Please say how many lines of the listing hold "matplotlib", with no other words in the answer.

**Material**
=-=-=-=-=

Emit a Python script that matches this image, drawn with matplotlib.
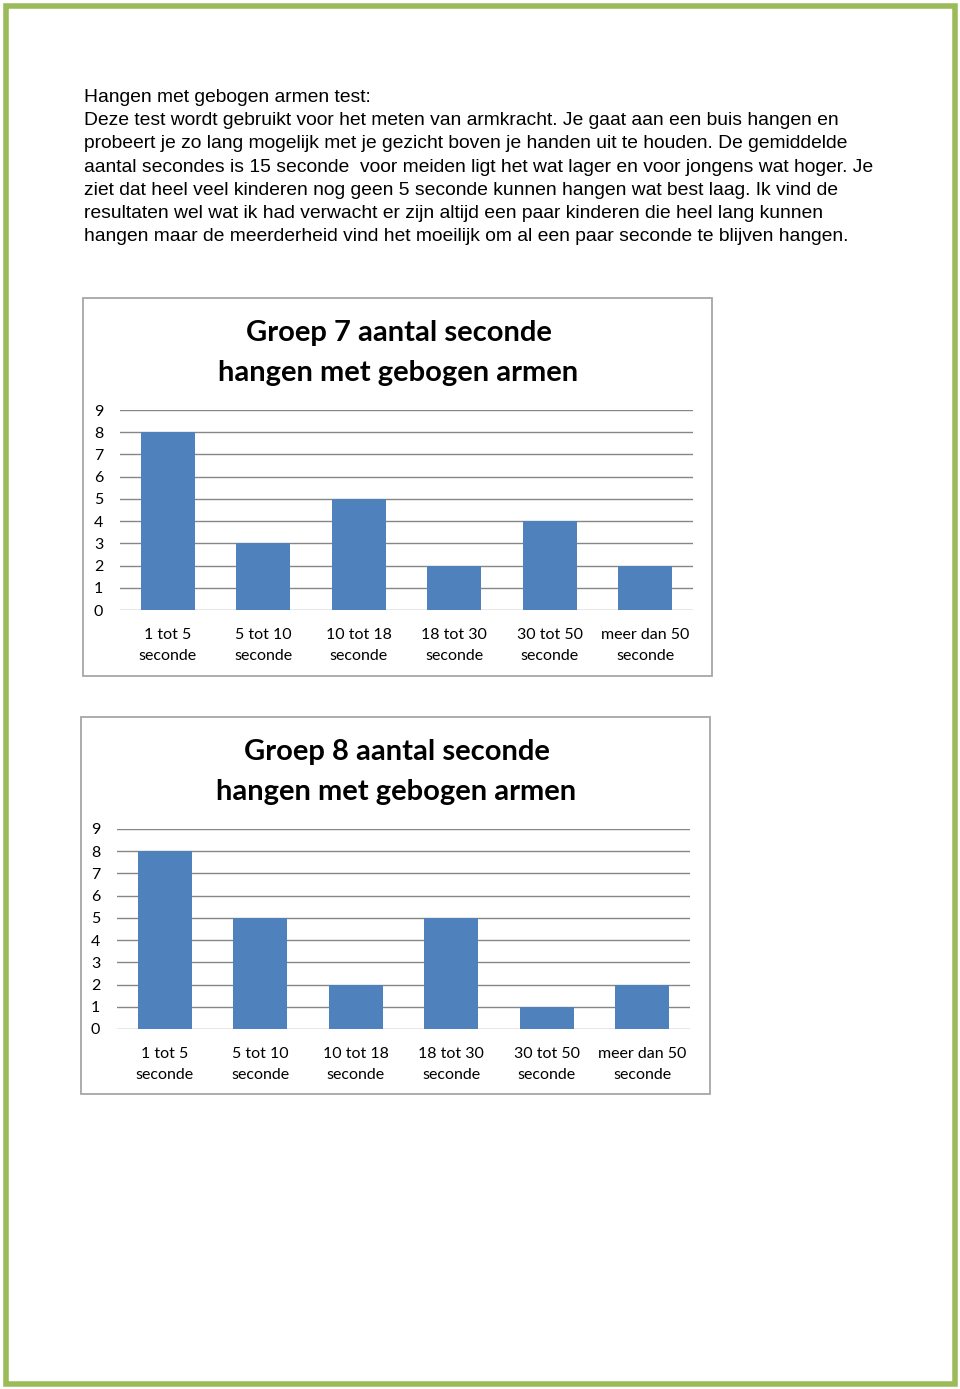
import matplotlib
matplotlib.use("Agg")
import matplotlib.pyplot as plt
from matplotlib.patches import Rectangle

W, H = 960, 1389

categories = ["1 tot 5\nseconde", "5 tot 10\nseconde", "10 tot 18\nseconde",
              "18 tot 30\nseconde", "30 tot 50\nseconde", "meer dan 50\nseconde"]
groep7 = [8, 3, 5, 2, 4, 2]
groep8 = [8, 5, 2, 5, 1, 2]
yticks = list(range(0, 10))

paragraph = [
    "Hangen met gebogen armen test:",
    "Deze test wordt gebruikt voor het meten van armkracht. Je gaat aan een buis hangen en",
    "probeert je zo lang mogelijk met je gezicht boven je handen uit te houden. De gemiddelde",
    "aantal secondes is 15 seconde  voor meiden ligt het wat lager en voor jongens wat hoger. Je",
    "ziet dat heel veel kinderen nog geen 5 seconde kunnen hangen wat best laag. Ik vind de",
    "resultaten wel wat ik had verwacht er zijn altijd een paar kinderen die heel lang kunnen",
    "hangen maar de meerderheid vind het moeilijk om al een paar seconde te blijven hangen.",
]

BAR = "#4F81BD"
GRID = "#868686"
FRAME = "#A6A6A6"
GREEN = "#9BBB59"
CHART_FONT = "Lato"


def box(x0, y0, x1, y1):
    # pixel box (top-left origin) -> figure fraction rect
    return [x0 / W, 1 - y1 / H, (x1 - x0) / W, (y1 - y0) / H]


fig = plt.figure(figsize=(W / 100, H / 100), dpi=100)
fig.patch.set_facecolor("white")

# green page border
fig.add_artist(Rectangle((5.5 / W, 5.5 / H), (W - 11) / W, (H - 11) / H,
                         transform=fig.transFigure, fill=False,
                         edgecolor=GREEN, linewidth=4))

for i, line in enumerate(paragraph):
    y = 97.5 + i * 23.2
    fig.text(84 / W, 1 - y / H, line, ha="left", va="center",
             fontsize=13.9, family="Liberation Sans", color="black")


def draw_chart(frame, plot, title, values):
    fx0, fy0, fx1, fy1 = frame
    fig.add_artist(Rectangle((fx0 / W, 1 - fy1 / H), (fx1 - fx0) / W, (fy1 - fy0) / H,
                             transform=fig.transFigure, fill=False,
                             edgecolor=FRAME, linewidth=1.3))
    px0, py0, px1, py1 = plot
    ax = fig.add_axes(box(px0, py0, px1, py1))
    x = range(len(values))
    ax.bar(x, values, width=0.57, color=BAR, zorder=3)
    ax.set_xlim(-0.5, len(values) - 0.5)
    ax.set_ylim(0, 9)
    ax.set_yticks(yticks)
    ax.set_xticks(list(x))
    ax.set_xticklabels(categories, fontsize=11.5, family=CHART_FONT,
                       linespacing=1.6)
    ax.set_yticklabels([str(t) for t in yticks], fontsize=11.5, family=CHART_FONT)
    ax.tick_params(length=0, axis="y", pad=12)
    ax.tick_params(length=0, axis="x", pad=13)
    for s in ax.spines.values():
        s.set_visible(False)
    for t in yticks:
        ax.axhline(t, color=GRID, linewidth=1, zorder=1)
    ax.set_facecolor("none")
    cx = (fx0 + fx1) / 2 + 1
    fig.text(cx / W, 1 - (fy0 + 55) / H, title, ha="center", va="center",
             fontsize=21, fontweight="bold", family=CHART_FONT,
             linespacing=1.62)


draw_chart((83, 298, 712, 676), (120, 410, 693, 610),
           "Groep 7 aantal seconde\nhangen met gebogen armen", groep7)
draw_chart((81, 717, 710, 1094), (117, 829, 690, 1029),
           "Groep 8 aantal seconde\nhangen met gebogen armen", groep8)

fig.savefig("out.png", dpi=100)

=-=-=-=-=

**The solution**
5